Com esse ponto, Michelle Soares, psicóloga e mestre em antropologia, resume o livro e faz ponderações primorosas sobre ele.

“A narrativa do menino Lucas é ativa na composição entre ficção e realidade. Ele tece de forma inteligente alternativas para ampliar o seu campo experimental e emocional, utilizando vários recursos do seu contexto vivencial, mesclando seu repertório literário aprendido e criando outros, como o seu amigo imaginário, que argumenta e provoca o conteúdo aprendido. Essa dinâmica subjetiva é um belo desenho de como as crianças pensam e desenvolvem sua autoexpressão, respeitando, claro, a coerência interna dos recursos subjetivos de cada ser. Lucas, particularmente, observa tudo e redimensiona o que vê, usando o real e literário como combustível para sua autoria no mundo (mundo esse, por enquanto, imaginário). Quanto a narrativa que Lucas constrói, tem-se a fantasia de que o seu mundo inventado é mais divertido do que o de fora. Lucas quer brincar e transformou a sua imaginação em um objeto lúdico. Muitas crianças têm grande potência imaginativa e podem sim passar muito tempo ‘pensando’, às vezes até mais do que ‘se relacionando’. Esse parece ser o caso de Lucas. A maçã com a qual ele se engasga, possivelmente também imaginando que se engasga, foi ‘do que’ ele brincava quando adormeceu e, então, mergulhou em um amplo campo simbólico e imagético: os sonhos. A autora condensa aqui a imaginação aos sonhos e provoca um corte no entendimento que Lucas tinha ao valorizar apenas o imaginário. A autora redireciona a história, assim como um adulto deve também intervir e orientar uma criança, pois conclui que, para sonhar ou imaginar, é preciso viver e estar acordado, senão não há de onde tirar as ‘coisas’ para imaginar. Esse entendimento não é do Lucas. Ele vem de fora e a autora demonstra como isso será levado ao entendimento do Lucas, com a ajuda da sua mãe, que o acorda para a escola e o presenteia com um cachorrinho, reorientando a narrativa e mostrando a função estruturante de um cuidador atento. E, finalmente, a autora conjuga a riqueza da vida imaginária à riqueza da vida de verdade. Com Tata, agora o cachorrinho do Lucas, que incorpora o seu afeto pelo amigo imaginário”.
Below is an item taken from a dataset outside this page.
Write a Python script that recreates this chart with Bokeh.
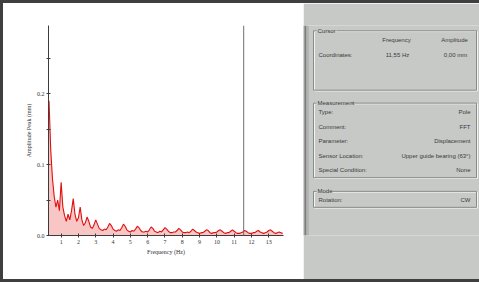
from bokeh.plotting import figure
from bokeh.models import Range1d, FixedTicker, Span, ColumnDataSource, Div
from bokeh.layouts import row, column
from bokeh.embed import file_html
from bokeh.resources import INLINE
from bokeh.core.properties import value

# ---------------- data ----------------
freq_hz = [
    0.3, 0.4, 0.5, 0.6, 0.7, 0.8, 0.9, 1.0, 1.1, 1.2, 1.3, 1.4, 1.5, 1.6, 1.7, 1.8, 1.9,
    2.0, 2.1, 2.2, 2.3, 2.4, 2.5, 2.6, 2.7, 2.8, 2.9, 3.0, 3.1, 3.2, 3.3, 3.4, 3.5, 3.6,
    3.7, 3.8, 3.9, 4.0, 4.1, 4.2, 4.3, 4.4, 4.5, 4.6, 4.7, 4.8, 4.9, 5.0, 5.1, 5.2, 5.3,
    5.4, 5.5, 5.6, 5.7, 5.8, 5.9, 6.0, 6.1, 6.2, 6.3, 6.4, 6.5, 6.6, 6.7, 6.8, 6.9, 7.0,
    7.1, 7.2, 7.3, 7.4, 7.5, 7.6, 7.7, 7.8, 7.9, 8.0, 8.1, 8.2, 8.3, 8.4, 8.5, 8.6, 8.7,
    8.8, 8.9, 9.0, 9.1, 9.2, 9.3, 9.4, 9.5, 9.6, 9.7, 9.8, 9.9, 10.0, 10.1, 10.2, 10.3,
    10.4, 10.5, 10.6, 10.7, 10.8, 10.9, 11.0, 11.1, 11.2, 11.3, 11.4, 11.5, 11.6, 11.7,
    11.8, 11.9, 12.0, 12.1, 12.2, 12.3, 12.4, 12.5, 12.6, 12.7, 12.8, 12.9, 13.0, 13.1,
    13.2, 13.3, 13.4, 13.5, 13.6, 13.7, 13.8,
]
amp_mm = [
    0.190, 0.120, 0.080, 0.055, 0.040, 0.050, 0.035, 0.075, 0.040, 0.028, 0.020, 0.030,
    0.022, 0.035, 0.052, 0.030, 0.020, 0.025, 0.040, 0.022, 0.014, 0.018, 0.026, 0.020,
    0.012, 0.010, 0.015, 0.022, 0.016, 0.010, 0.008, 0.007, 0.009, 0.008, 0.012, 0.017,
    0.014, 0.009, 0.007, 0.006, 0.008, 0.007, 0.011, 0.016, 0.013, 0.008, 0.006, 0.005,
    0.007, 0.006, 0.009, 0.013, 0.011, 0.007, 0.005, 0.005, 0.006, 0.005, 0.008, 0.012,
    0.010, 0.006, 0.005, 0.004, 0.006, 0.005, 0.008, 0.011, 0.009, 0.006, 0.004, 0.004,
    0.005, 0.005, 0.007, 0.010, 0.008, 0.005, 0.004, 0.004, 0.005, 0.004, 0.006, 0.009,
    0.007, 0.005, 0.004, 0.003, 0.004, 0.004, 0.006, 0.008, 0.007, 0.004, 0.003, 0.004,
    0.004, 0.005, 0.007, 0.008, 0.006, 0.004, 0.003, 0.004, 0.004, 0.006, 0.008, 0.006,
    0.004, 0.003, 0.003, 0.004, 0.005, 0.007, 0.006, 0.004, 0.003, 0.003, 0.004, 0.004,
    0.006, 0.007, 0.005, 0.004, 0.003, 0.004, 0.005, 0.007, 0.008, 0.006, 0.004, 0.003,
    0.004, 0.005, 0.004, 0.003,
]
x_tick_values = [1, 2, 3, 4, 5, 6, 7, 8, 9, 10, 11, 12, 13]
y_tick_values = [0.0, 0.1, 0.2]
y_minor_values = [0.05, 0.15, 0.25]
cursor_freq_hz = 11.55
cursor_amp_mm = 0.00

cursor_headers = ["Frequency", "Amplitude"]
meas_labels = ["Type:", "Comment:", "Parameter:", "Sensor Location:", "Special Condition:"]
meas_values = ["Pole", "FFT", "Displacement", "Upper guide bearing (63°)", "None"]
mode_labels = ["Rotation:"]
mode_values = ["CW"]

FRAME = "#3f3f3f"


def strip(w, h, color):
    return Div(width=w, height=h, text="",
               styles={"background-color": color, "width": f"{w}px", "height": f"{h}px",
                       "margin": "0", "padding": "0"})


# ---------------- spectrum figure ----------------
AX = "#3c3c3c"

p = figure(width=300, height=276, x_range=Range1d(0.27, 13.85), y_range=Range1d(0, 0.296),
           output_backend="svg", toolbar_location=None,
           min_border_left=45, min_border_right=20, min_border_top=22, min_border_bottom=44)
p.title.visible = False
p.background_fill_color = "white"
p.border_fill_color = "white"
p.outline_line_color = None
p.grid.visible = False

src = ColumnDataSource(dict(f=freq_hz, a=amp_mm))
p.varea(x="f", y1=0, y2="a", source=src, fill_color="#f07070", fill_alpha=0.4)
p.line(x="f", y="a", source=src, line_color="#e01010", line_width=1.1)

p.add_layout(Span(location=cursor_freq_hz, dimension="height", line_color="#6e6e6e", line_width=1))

for ax in (p.xaxis[0], p.yaxis[0]):
    ax.axis_line_color = AX
    ax.major_tick_line_color = AX
    ax.minor_tick_line_color = AX
    ax.major_tick_in = 2
    ax.major_tick_out = 2
    ax.major_label_text_font = "Liberation Serif"
    ax.major_label_text_font_size = "6px"
    ax.major_label_text_color = "#333333"
    ax.axis_label_text_font = "Liberation Serif"
    ax.axis_label_text_font_size = "6px"
    ax.axis_label_text_font_style = "normal"
    ax.axis_label_text_color = "#333333"
    ax.major_label_standoff = 2
    ax.axis_label_standoff = 2

p.xaxis.ticker = FixedTicker(ticks=x_tick_values)
p.xaxis.minor_tick_line_color = None
p.yaxis.ticker = FixedTicker(ticks=y_tick_values, minor_ticks=y_minor_values)
p.yaxis.minor_tick_in = 2
p.yaxis.minor_tick_out = 2
p.yaxis.major_label_overrides = {v: f"{v:.1f}" for v in y_tick_values}
p.xaxis.axis_label = "Frequency (Hz)"
p.yaxis.axis_label = "Amplitude Peak (mm)"

# ---------------- right info panel ----------------
PANEL = "#c7c9c7"
TXT = "#3a3a3a"
SANS = value("Liberation Sans")

q = figure(width=176, height=276, x_range=Range1d(303, 479), y_range=Range1d(279, 3),
           output_backend="svg", toolbar_location=None, min_border=0)
q.title.visible = False
q.axis.visible = False
q.grid.visible = False
q.outline_line_color = None
q.background_fill_color = PANEL
q.border_fill_color = PANEL

# splitter between plot and panel
q.quad(left=[303, 304.5, 306], right=[304.5, 306, 308.5], top=[3, 3, 3], bottom=[279, 279, 279],
       fill_color=["#9c9c9c", "#7c7c7c", "#b4b4b4"], line_color=None)


def group_box(x0, x1, y0, y1, title, title_w):
    # etched group box
    q.quad(left=[x0 + 1], right=[x1 + 1], top=[y0 + 1], bottom=[y1 + 1],
           fill_color=None, line_color="#f2f2f2", line_width=1)
    q.quad(left=[x0], right=[x1], top=[y0], bottom=[y1],
           fill_color=None, line_color="#8a8a8a", line_width=1)
    q.quad(left=[x0 + 3], right=[x0 + 4 + title_w], top=[y0 - 3], bottom=[y0 + 3],
           fill_color=PANEL, line_color=None)
    q.text(x=[x0 + 4], y=[y0], text=[title], text_font=SANS, text_font_size="6px",
           text_color=TXT, text_baseline="middle")


group_box(313, 476, 10, 88, "Cursor", 19)
group_box(313, 476, 105, 203, "Measurement", 34)
group_box(313, 476, 221, 242, "Mode", 15)

# cursor group
q.text(x=[396, 454], y=[22, 22], text=cursor_headers, text_font=SANS, text_font_size="6px",
       text_color=TXT, text_align="center", text_baseline="middle")
q.text(x=[318], y=[42], text=["Coordinates:"], text_font=SANS, text_font_size="6px",
       text_color=TXT, text_baseline="middle")
freq_txt = f"{cursor_freq_hz:.2f}".replace(".", ",") + " Hz"
amp_txt = f"{cursor_amp_mm:.2f}".replace(".", ",") + " mm"
q.text(x=[397, 455], y=[42, 42], text=[freq_txt, amp_txt], text_font=SANS, text_font_size="6px",
       text_color=TXT, text_align="center", text_baseline="middle")

# measurement group
meas_y = [117, 136, 155, 174, 193]
q.text(x=[318] * len(meas_labels), y=meas_y, text=meas_labels, text_font=SANS,
       text_font_size="6px", text_color=TXT, text_baseline="middle")
q.text(x=[470] * len(meas_values), y=meas_y, text=meas_values, text_font=SANS,
       text_font_size="6px", text_color=TXT, text_align="right", text_baseline="middle")

# mode group
q.text(x=[318], y=[232], text=mode_labels, text_font=SANS, text_font_size="6px",
       text_color=TXT, text_baseline="middle")
q.text(x=[470], y=[232], text=mode_values, text_font=SANS, text_font_size="6px",
       text_color=TXT, text_align="right", text_baseline="middle")

top = strip(479, 3, FRAME)
bottom = strip(479, 3, FRAME)
left = strip(3, 276, FRAME)

layout = column(top, row(left, p, q, spacing=0), bottom, spacing=0)
open("out.html", "w").write(file_html(layout, INLINE))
A psicóloga finaliza: “Um livro é um lugar de experiência real e imaginária e elas devem ser, também, conjugadas. A forma como um livro é experimentado por uma criança, mediado e vivenciado, faz parte do que ela vai absorver como perspectiva literária e aprendizado ontológico”.

Ledo engano
Corroborando com a opinião de que o livro não incita ao suicídio, a psicóloga Maria Raquel Gonçalves diz que “a fuga e esquiva estariam presentes na necessidade constante que o personagem possui de ‘escapar’ de sua realidade, entrando no seu mundo imaginário, particular e peculiar. Porém, a partir dessas possibilidades interpretativas, tentar procurar uma ligação estreita com ideação autodestrutiva poderia ser um ledo engano”.

A psicóloga lembra que o suicídio é um assunto complexo e sistêmico. Possui aspectos pessoais e inúmeros que devem ser avaliados. Uma simples melancolia, fuga e esquiva da realidade não são determinantes para tanto.

Entenda: você, como mãe e pai, pode entender que esta leitura não seja adequada para seu filho, mas espalhar o pânico nas redes sociais sobre um tema tão sensível, que pode inclusive prejudicar brutalmente a carreira de uma escritora que tem uma série de livros lindos e uma trajetória riquíssima, é algo que devemos refletir profundamente.

Impulsividade
Felizmente, ao que parece, o frisson causado pelo vídeo desta mãe não deve gerar muitos prejuízos a Ana Maria Machado. Mas vivemos tempos de muita impulsividade nas redes sociais – inclusive de pessoas famosas, com forte poder de convencimento e influência.

Precisamos parar para pensar um pouco antes de publicar qualquer coisa – isso serve para nosso excesso de exposição, mas também serve para opiniões raivosas sobre temas sensíveis que podem gerar um problema ainda maior.